Pada tahun 2014–2015, proses wawancara beberapa musisi di Yogyakarta dimulai, mulai dari Ari Wulu, Rully Shabara (Senyawa), Sony (Seek Six Sick), Indra Menus, pemilik label Wok The Rock, serta perakit synthesizer Ucok (Lifepatch), Lintang (Kenali Rangkai Pakai), dan lainnya. Materi wawancara ini kemudian digabungkan dengan rekaman penampilan para pelaku noise.

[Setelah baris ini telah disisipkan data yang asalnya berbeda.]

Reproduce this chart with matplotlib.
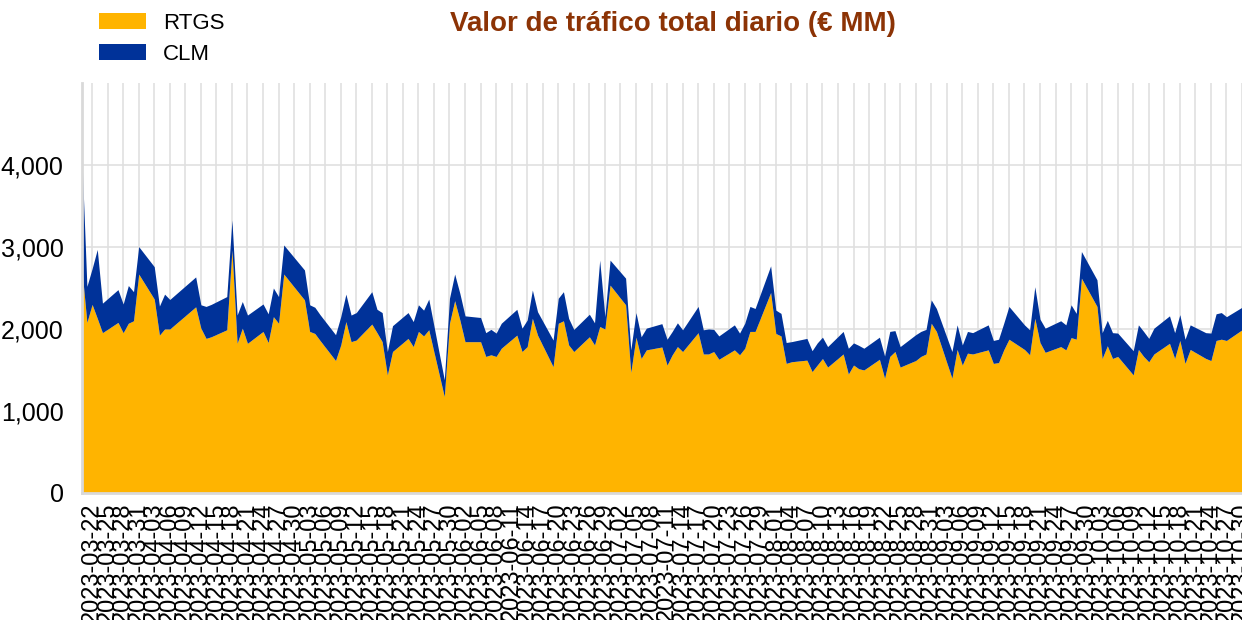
import numpy as np
import pandas as pd
import matplotlib
matplotlib.use('Agg')
import matplotlib.pyplot as plt
from matplotlib.patches import Patch

plt.rcParams['font.family'] = ['Liberation Sans', 'DejaVu Sans']

# TARGET business days (weekends and TARGET holidays excluded)
holidays = ['2023-04-07', '2023-04-10', '2023-05-01']
dates = pd.bdate_range('2023-03-20', '2023-10-30')
dates = dates[~dates.isin(pd.to_datetime(holidays))]

rtgs = [2750, 2080, 2300, 2130, 1955,
        2080, 1955, 2070, 2100, 2670,
        2365, 1925, 2000, 2000,
        2270, 2010, 1885, 1905,
        1990, 2965, 1825, 2010, 1825,
        1970, 1835, 2150, 2070, 2670,
        2355, 1970, 1945, 1860,
        1615, 1805, 2090, 1845, 1865,
        2060, 1955, 1845, 1440, 1725,
        1885, 1785, 1970, 1915, 1990,
        1175, 2070, 2345, 2110, 1845,
        1845, 1665, 1685, 1665, 1765,
        1925, 1725, 1785, 2130, 1925,
        1540, 2070, 2100, 1805, 1725,
        1905, 1805, 2030, 2000, 2535,
        2295, 1470, 1900, 1640, 1745,
        1780, 1560, 1685, 1785, 1725,
        1955, 1695, 1695, 1725, 1630,
        1745, 1685, 1765, 1970, 1970,
        2445, 1945, 1915, 1580, 1600,
        1620, 1480, 1560, 1640, 1535,
        1695, 1450, 1560, 1515, 1500,
        1630, 1400, 1665, 1725, 1535,
        1615, 1665, 1695, 2070, 1970,
        1400, 1750, 1560, 1705, 1695,
        1745, 1580, 1590, 1745, 1875,
        1750, 1685, 2130, 1835, 1715,
        1785, 1745, 1895, 1875, 2620,
        2275, 1640, 1795, 1640, 1665,
        1440, 1750, 1665, 1600, 1695,
        1825, 1640, 1860, 1580, 1750,
        1640, 1615, 1860, 1875, 1860,
        1990]

clm = [1400, 440, 435, 840, 360,
       400, 350, 460, 355, 335,
       395, 355, 425, 360,
       365, 285, 390, 395,
       405, 365, 345, 325, 345,
       335, 350, 350, 325, 355,
       365, 325, 320, 315,
       315, 345, 335, 325, 335,
       395, 285, 355, 285, 315,
       315, 305, 325, 315, 375,
       205, 305, 325, 325, 315,
       295, 290, 310, 285, 305,
       315, 285, 325, 345, 285,
       325, 305, 355, 325, 270,
       275, 270, 810, 150, 305,
       325, 275, 300, 265, 265,
       285, 315, 285, 290, 265,
       320, 295, 305, 270, 285,
       305, 265, 305, 305, 280,
       325, 285, 275, 255, 245,
       265, 255, 270, 260, 250,
       275, 315, 270, 285, 265,
       270, 270, 305, 255, 250,
       315, 305, 300, 285, 280,
       325, 300, 245, 265, 260,
       305, 280, 285, 325, 400,
       300, 305, 385, 285, 295,
       315, 305, 400, 315, 325,
       325, 315, 310, 315, 285,
       295, 300, 305, 285, 315,
       335, 315, 315, 295, 300,
       315, 335, 325, 325, 290,
       275]

rtgs = np.array(rtgs)
clm = np.array(clm)
total = rtgs + clm

c_rtgs = '#FFB400'
c_clm = '#003299'

fig = plt.figure(figsize=(12.42, 6.2), dpi=100)
ax = fig.add_axes([0.0658, 0.205, 0.9342, 0.661])

ax.fill_between(dates, 0, rtgs, color=c_rtgs, linewidth=0)
ax.fill_between(dates, rtgs, total, color=c_clm, linewidth=0)

ax.set_xlim(pd.Timestamp('2023-03-20'), pd.Timestamp('2023-10-30'))
ax.set_ylim(0, 5000)

ticks = pd.date_range('2023-03-22', '2023-10-30', freq='3D')
ax.set_xticks(ticks)
ax.set_xticklabels([t.strftime('%Y-%m-%d') for t in ticks], rotation=90, fontsize=17)
ax.set_yticks([0, 1000, 2000, 3000, 4000])
ax.set_yticklabels(['0', '1,000', '2,000', '3,000', '4,000'], fontsize=18)
ax.tick_params(axis='both', length=0)
ax.tick_params(axis='y', pad=13)
ax.tick_params(axis='x', pad=7)

ax.grid(True, color='#e0e0e0', linewidth=1.2)
ax.set_axisbelow(True)
for s in ['top', 'right']:
    ax.spines[s].set_visible(False)
for s in ['left', 'bottom']:
    ax.spines[s].set_color('#d9d9d9')
    ax.spines[s].set_linewidth(2)

fig.text(0.542, 0.962, 'Valor de tráfico total diario (€ MM)', ha='center', va='center',
         fontsize=20, fontweight='bold', color='#8c3305')

handles = [Patch(facecolor=c_rtgs, label='RTGS'), Patch(facecolor=c_clm, label='CLM')]
fig.legend(handles=handles, loc='upper left', bbox_to_anchor=(0.064, 1.012), frameon=False,
           fontsize=16, handlelength=2.1, handleheight=0.7, handletextpad=0.75, labelspacing=0.45)

fig.savefig('out.png', dpi=100)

Proses editing film yang dimulai awal 2016 sempat terbengkalai karena Hilman pindah ke Jakarta. Versi awal film yang diberi judul Jogja Noise: The Movie berdurasi 75 menit, belum diedit, dan belum memiliki transcript-nya. Pada bulan Mei 2016, versi awal film ini diputar di event Persami Experimental yang diselenggarakan Jogja Noise Bombing di Watu Lumbung. Pada Jogja Noise Bombing Festival 2020 di Loops Station, film dokumenter ini berganti judul menjadi Noise is Serious Shit, ungkapan yang dilontarkan oleh salah satu tokoh noise Jogja, Krisna Widhiatama (Sodadosa), yang mencerminkan keseriusan para pelaku noise ini.
Pada tahun 2023, Hilman Fathoni yang kembali menetap di Jogja memutuskan untuk bekerja sama dengan Yudhabrit sebagai editor film tersebut, memotong durasinya menjadi 62 menit, dan menambahkan subtitle bahasa Inggris. Pada bulan Oktober 2023, Noise Is Serious Shit dibawa oleh Indra Menus untuk melakukan screening perdana di gelaran Gamut Labyrinth event di Zurich, Swiss.
Setelah kembali dari Swiss, Indra Menus dan Hilman Fathoni sepakat untuk melakukan tour screening film ke beberapa kota sebagai bagian dari rangkaian acara menuju Jogja Noise Bombing Festival 2024. Rencananya film ini akan ditayangkan di 31 kota di Indonesia, Malaysia, Singapura, Inggris, Jerman, Thailand, Belanda, dan Hong Kong antara 15 Februari – 3 Mei 2024. Sementara Jogja Noise Bombing Festival 2024 sendiri akan digelar pada 4-5 Mei 2024.